- Born: 1879 Oakland, California, U.S.
- Died: Unknown
- Occupations: Author, composer, singing teacher
- Known for: Tools for Speaking and Singing (1955)

= Gertrude Wheeler Beckman =

American teacher and author

Gertrude Wheeler Beckman was an American author, composer, lyricist, singing teacher and phonologist. Her book on singing technique, Tools for Speaking and Singing, was published in 1955. She also inspired William Francis Giauque to study chemistry, the subject of his Nobel Prize in 1949.

==Biography==
Beckman was born in Oakland, California in 1879, one of the three children of Charles C. and Angelina (or Angeline) (née Stetson) Wheeler. One of her brothers, Charles Stetson Wheeler, became a politician and attorney while the other, William Riley Wheeler, did not attend college.

Beckman became a singing teacher and phonologist. She married John W. Beckman, an electrochemical engineer who worked in Niagara Falls, New York for the American Cyanamid Company.

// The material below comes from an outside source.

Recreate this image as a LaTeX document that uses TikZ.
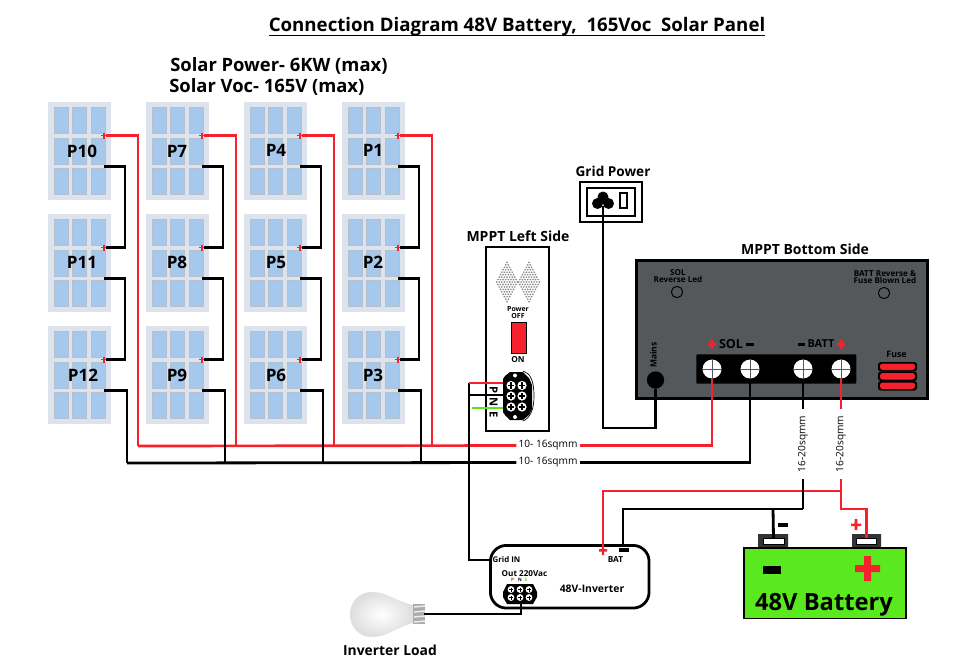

== Relationship with the Giauque family ==
Around 1908, the Beckmans employed Isabella Giauque as a seamstress. She had recently been widowed, leaving her family in difficult financial circumstances. Giauque asked Beckman to talk with her son, William Francis Giauque, about his plan to take a business course so that he could become employed as soon as possible, rather than do as his mother wanted and embark on longer studies leading to a college degree. Beckman described the contrasting careers of her two brothers to the young man, emphasising the value of education. As a result of this conversation, and later advice from Beckman, he started on a path that took him to study chemistry at University of California, Berkeley and then remain in academic science. He was eventually awarded the Nobel Prize for chemistry in 1949. The Beckmans later moved to Berkeley, California.

== Career ==
Beckman taught singing to opera and folk singers, including Richard Dyer-Bennet. Beckman and Dyer-Bennet met at a Christmas party when he was a university student and she persuaded him to take a music course, a subject in which he had already shown aptitude, rather than be focused on professional sports. She also encouraged him to meet the lute-player Sven Scholander by travelling to Sweden, which turned out to be important in Dyer-Bennet's development as a singer.

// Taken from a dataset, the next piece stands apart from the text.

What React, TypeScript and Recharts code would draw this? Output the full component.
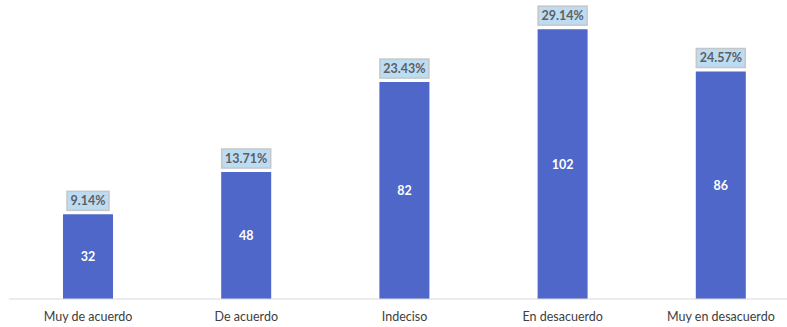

In addition, Beckman wrote music and lyrics for songs. At least one survives from 1911: We are here, LaFayette! In 1955, her book Tools for Speaking and Singing was published. The content was about techniques for singing, especially learning to produce the sounds as a reflexive action, rather than through direct control of muscles. The principles of this approach were described in the first half of the book, followed by practical applications. A reviewer considered that this was an excellent approach and description, although parts could have been written more clearly. Beckman had developed this approach with her friend and colleague, the soprano Ida Auer-Herbeck.